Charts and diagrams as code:
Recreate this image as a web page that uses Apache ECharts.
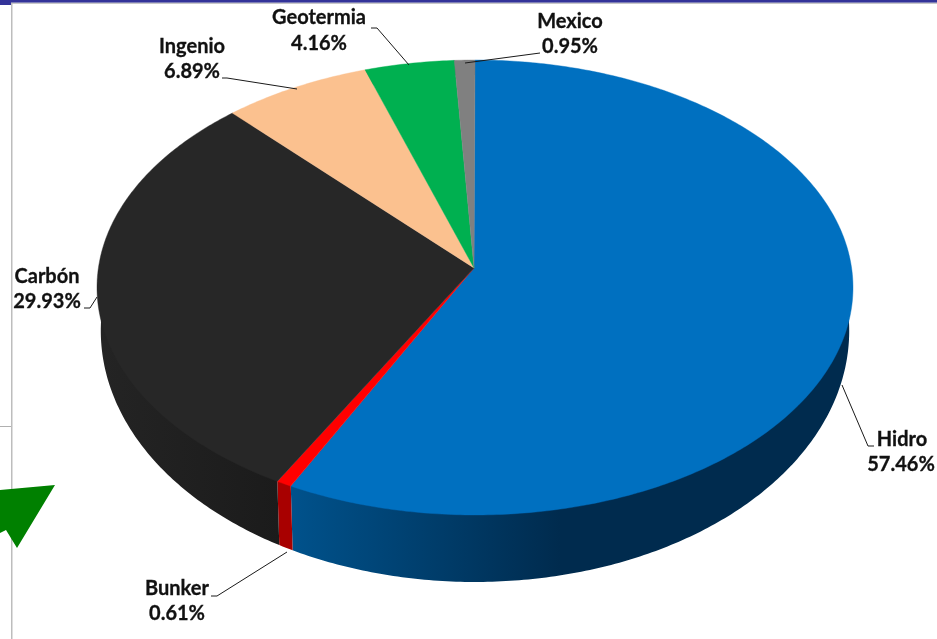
<!DOCTYPE html>
<html>
<head>
<meta charset="utf-8">
<style>html,body{margin:0;padding:0;background:#fff}#c{width:937px;height:639px}</style>
<script src="https://cdn.jsdelivr.net/npm/echarts@6/dist/echarts.min.js"></script>
</head>
<body>
<div id="c"></div>
<script>
const categories = ['Hidro', 'Bunker', 'Carbón', 'Ingenio', 'Geotermia', 'Mexico'];
const shares = [57.46, 0.61, 29.93, 6.89, 4.16, 0.95];
const shareLabels = ['57.46%', '0.61%', '29.93%', '6.89%', '4.16%', '0.95%'];

const topColors = ['#0070C0', '#FF0000', '#272727', '#FBC18F', '#00B050', '#808080'];
const sideColors = [
  ['#00528C', '#002B4E'], ['#A80000', '#A80000'], ['#1B1B1B', '#242424'],
  ['#B08660', '#B08660'], ['#007A38', '#007A38'], ['#5A5A5A', '#5A5A5A']
];
// Callout layout: text centre of each line, and leader polyline
const callouts = [
  { name: [902, 440], pct: [901, 465], line: [[842, 385], [868, 446], [874, 446]] },
  { name: [177, 589], pct: [177, 614], line: [[287, 552], [217, 596], [211, 596]] },
  { name: [47, 277], pct: [47, 302], line: [[97, 297], [90, 308], [84, 308]] },
  { name: [192, 47], pct: [192, 72], line: [[297, 89], [227, 78], [222, 78]] },
  { name: [319, 18], pct: [319, 44], line: [[409, 65], [377, 28], [371, 28]] },
  { name: [570, 22], pct: [570, 47], line: [[465, 63], [540, 53]] }
];

// Perspective projection of the tilted disc
const CX = 475, CY = 268, R = 376.6, B = 225.8, K = -0.0857, S = 0.99;
function rim(theta, bottom) {
  const u = Math.sin(theta), v = -Math.cos(theta), d = 1 + K * v;
  const x = R * u / d, y = B * v / d;
  if (!bottom) return [CX + x, CY + y];
  return [CX + x * S, CY + y + 41 + 26 * v];
}
const total = shares.reduce((a, b) => a + b, 0);
const toAngle = f => f / total * Math.PI * 2;
let acc = 0;
const spans = shares.map(s => { const a = [acc, acc + s]; acc += s; return a; });
function arcPoints(i, bottom) {
  const a0 = toAngle(spans[i][0]), a1 = toAngle(spans[i][1]);
  const n = Math.max(4, Math.ceil((a1 - a0) * 90));
  const pts = [];
  for (let j = 0; j <= n; j++) pts.push(rim(a0 + (a1 - a0) * j / n, bottom));
  return pts;
}
const rows = categories.map((c, i) => ({ name: c, value: shares[i] }));

function sideItem(params) {
  const i = params.dataIndex;
  // upper edge runs slightly inside the top face so no seam shows along the rim;
  // the two end points stay on the rim so the slice boundaries line up
  const raw = arcPoints(i, false);
  const top = raw.map((p, j) => (j === 0 || j === raw.length - 1) ? p
    : [CX + (p[0] - CX) * 0.985, CY + (p[1] - CY) * 0.985]);
  const bot = arcPoints(i, true).reverse();
  const fill = {
    type: 'linear', x: 290, y: 0, x2: 560, y2: 0, global: true,
    colorStops: [{ offset: 0, color: sideColors[i][0] }, { offset: 1, color: sideColors[i][1] }]
  };
  if (i === 2) { fill.x = 100; fill.x2 = 280; fill.colorStops = [{ offset: 0, color: sideColors[i][1] }, { offset: 1, color: sideColors[i][0] }]; }
  return { type: 'polygon', shape: { points: top.concat(bot) }, style: { fill: fill } };
}
function topItem(params) {
  const i = params.dataIndex;
  const pts = arcPoints(i, false);
  pts.push([CX - 1, CY]);
  return {
    type: 'polygon', shape: { points: pts },
    style: { fill: topColors[i], stroke: topColors[i], lineWidth: 0.4 }
  };
}
const FONT = 'bold 20px Lato, "Open Sans", sans-serif';
function labelItem(params) {
  const i = params.dataIndex, c = callouts[i];
  const textStyle = t => ({ text: t, font: FONT, fill: '#111', stroke: '#111', lineWidth: 0.3, align: 'center', verticalAlign: 'middle' });
  return {
    type: 'group',
    children: [
      { type: 'polyline', shape: { points: c.line }, style: { stroke: '#1a1a1a', lineWidth: 1, fill: null } },
      { type: 'text', x: c.name[0], y: c.name[1], style: textStyle(categories[i]) },
      { type: 'text', x: c.pct[0], y: c.pct[1], style: textStyle(shareLabels[i]) }
    ]
  };
}

const chart = echarts.init(document.getElementById('c'), null, { renderer: 'canvas' });
chart.setOption({
  animation: false,
  backgroundColor: '#ffffff',
  graphic: [
    { type: 'rect', shape: { x: 0, y: 0, width: 937, height: 2.7 }, style: { fill: '#333399' }, z: 0 },
    { type: 'rect', shape: { x: 0, y: 0, width: 11, height: 5 }, style: { fill: '#333399' }, z: 0 },
    { type: 'rect', shape: { x: 11, y: 2.7, width: 926, height: 1.3 }, style: { fill: '#c8c8c8' }, z: 0 },
    { type: 'rect', shape: { x: 11, y: 3, width: 1.5, height: 636 }, style: { fill: '#bdbdbd' }, z: 0 },
    { type: 'rect', shape: { x: 0, y: 426, width: 11, height: 1 }, style: { fill: '#b0b0b0' }, z: 0 },
    { type: 'polygon', shape: { points: [[0, 490], [55, 485], [17, 548], [6, 530], [0, 533]] }, style: { fill: '#008000' }, z: 0 }
  ],
  series: [
    { type: 'custom', coordinateSystem: 'none', silent: true, z: 2, data: rows, renderItem: sideItem },
    { type: 'custom', coordinateSystem: 'none', silent: true, z: 3, data: rows, renderItem: topItem },
    { type: 'custom', coordinateSystem: 'none', silent: true, z: 4, data: rows, renderItem: labelItem }
  ]
});
</script>
</body>
</html>
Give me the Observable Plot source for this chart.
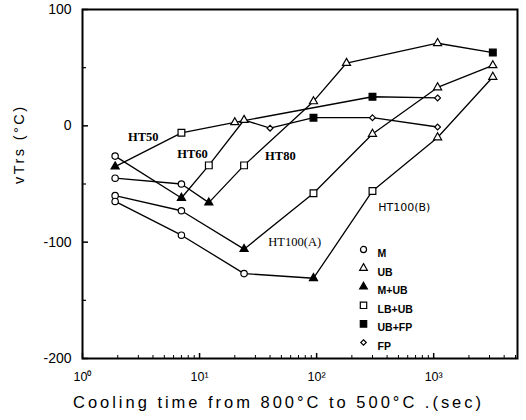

◆ REQUIREMENT ◆
Write out each entry exactly as given, omitting any picture.

◆ THE RESPONSE ◆
Recreate this image as a web page that uses Apache ECharts.
<!DOCTYPE html>
<html>
<head>
<meta charset="utf-8">
<style>html,body{margin:0;padding:0;background:#fff}#c{width:937px;height:639px}</style>
<script src="https://cdn.jsdelivr.net/npm/echarts@6/dist/echarts.min.js"></script>
</head>
<body>
<div id="c"></div>
<script>
const categories = ['Hidro', 'Bunker', 'Carbón', 'Ingenio', 'Geotermia', 'Mexico'];
const shares = [57.46, 0.61, 29.93, 6.89, 4.16, 0.95];
const shareLabels = ['57.46%', '0.61%', '29.93%', '6.89%', '4.16%', '0.95%'];

const topColors = ['#0070C0', '#FF0000', '#272727', '#FBC18F', '#00B050', '#808080'];
const sideColors = [
  ['#00528C', '#002B4E'], ['#A80000', '#A80000'], ['#1B1B1B', '#242424'],
  ['#B08660', '#B08660'], ['#007A38', '#007A38'], ['#5A5A5A', '#5A5A5A']
];
// Callout layout: text centre of each line, and leader polyline
const callouts = [
  { name: [902, 440], pct: [901, 465], line: [[842, 385], [868, 446], [874, 446]] },
  { name: [177, 589], pct: [177, 614], line: [[287, 552], [217, 596], [211, 596]] },
  { name: [47, 277], pct: [47, 302], line: [[97, 297], [90, 308], [84, 308]] },
  { name: [192, 47], pct: [192, 72], line: [[297, 89], [227, 78], [222, 78]] },
  { name: [319, 18], pct: [319, 44], line: [[409, 65], [377, 28], [371, 28]] },
  { name: [570, 22], pct: [570, 47], line: [[465, 63], [540, 53]] }
];

// Perspective projection of the tilted disc
const CX = 475, CY = 268, R = 376.6, B = 225.8, K = -0.0857, S = 0.99;
function rim(theta, bottom) {
  const u = Math.sin(theta), v = -Math.cos(theta), d = 1 + K * v;
  const x = R * u / d, y = B * v / d;
  if (!bottom) return [CX + x, CY + y];
  return [CX + x * S, CY + y + 41 + 26 * v];
}
const total = shares.reduce((a, b) => a + b, 0);
const toAngle = f => f / total * Math.PI * 2;
let acc = 0;
const spans = shares.map(s => { const a = [acc, acc + s]; acc += s; return a; });
function arcPoints(i, bottom) {
  const a0 = toAngle(spans[i][0]), a1 = toAngle(spans[i][1]);
  const n = Math.max(4, Math.ceil((a1 - a0) * 90));
  const pts = [];
  for (let j = 0; j <= n; j++) pts.push(rim(a0 + (a1 - a0) * j / n, bottom));
  return pts;
}
const rows = categories.map((c, i) => ({ name: c, value: shares[i] }));

function sideItem(params) {
  const i = params.dataIndex;
  // upper edge runs slightly inside the top face so no seam shows along the rim;
  // the two end points stay on the rim so the slice boundaries line up
  const raw = arcPoints(i, false);
  const top = raw.map((p, j) => (j === 0 || j === raw.length - 1) ? p
    : [CX + (p[0] - CX) * 0.985, CY + (p[1] - CY) * 0.985]);
  const bot = arcPoints(i, true).reverse();
  const fill = {
    type: 'linear', x: 290, y: 0, x2: 560, y2: 0, global: true,
    colorStops: [{ offset: 0, color: sideColors[i][0] }, { offset: 1, color: sideColors[i][1] }]
  };
  if (i === 2) { fill.x = 100; fill.x2 = 280; fill.colorStops = [{ offset: 0, color: sideColors[i][1] }, { offset: 1, color: sideColors[i][0] }]; }
  return { type: 'polygon', shape: { points: top.concat(bot) }, style: { fill: fill } };
}
function topItem(params) {
  const i = params.dataIndex;
  const pts = arcPoints(i, false);
  pts.push([CX - 1, CY]);
  return {
    type: 'polygon', shape: { points: pts },
    style: { fill: topColors[i], stroke: topColors[i], lineWidth: 0.4 }
  };
}
const FONT = 'bold 20px Lato, "Open Sans", sans-serif';
function labelItem(params) {
  const i = params.dataIndex, c = callouts[i];
  const textStyle = t => ({ text: t, font: FONT, fill: '#111', stroke: '#111', lineWidth: 0.3, align: 'center', verticalAlign: 'middle' });
  return {
    type: 'group',
    children: [
      { type: 'polyline', shape: { points: c.line }, style: { stroke: '#1a1a1a', lineWidth: 1, fill: null } },
      { type: 'text', x: c.name[0], y: c.name[1], style: textStyle(categories[i]) },
      { type: 'text', x: c.pct[0], y: c.pct[1], style: textStyle(shareLabels[i]) }
    ]
  };
}

const chart = echarts.init(document.getElementById('c'), null, { renderer: 'canvas' });
chart.setOption({
  animation: false,
  backgroundColor: '#ffffff',
  graphic: [
    { type: 'rect', shape: { x: 0, y: 0, width: 937, height: 2.7 }, style: { fill: '#333399' }, z: 0 },
    { type: 'rect', shape: { x: 0, y: 0, width: 11, height: 5 }, style: { fill: '#333399' }, z: 0 },
    { type: 'rect', shape: { x: 11, y: 2.7, width: 926, height: 1.3 }, style: { fill: '#c8c8c8' }, z: 0 },
    { type: 'rect', shape: { x: 11, y: 3, width: 1.5, height: 636 }, style: { fill: '#bdbdbd' }, z: 0 },
    { type: 'rect', shape: { x: 0, y: 426, width: 11, height: 1 }, style: { fill: '#b0b0b0' }, z: 0 },
    { type: 'polygon', shape: { points: [[0, 490], [55, 485], [17, 548], [6, 530], [0, 533]] }, style: { fill: '#008000' }, z: 0 }
  ],
  series: [
    { type: 'custom', coordinateSystem: 'none', silent: true, z: 2, data: rows, renderItem: sideItem },
    { type: 'custom', coordinateSystem: 'none', silent: true, z: 3, data: rows, renderItem: topItem },
    { type: 'custom', coordinateSystem: 'none', silent: true, z: 4, data: rows, renderItem: labelItem }
  ]
});
</script>
</body>
</html>
Give me the Observable Plot source for this chart.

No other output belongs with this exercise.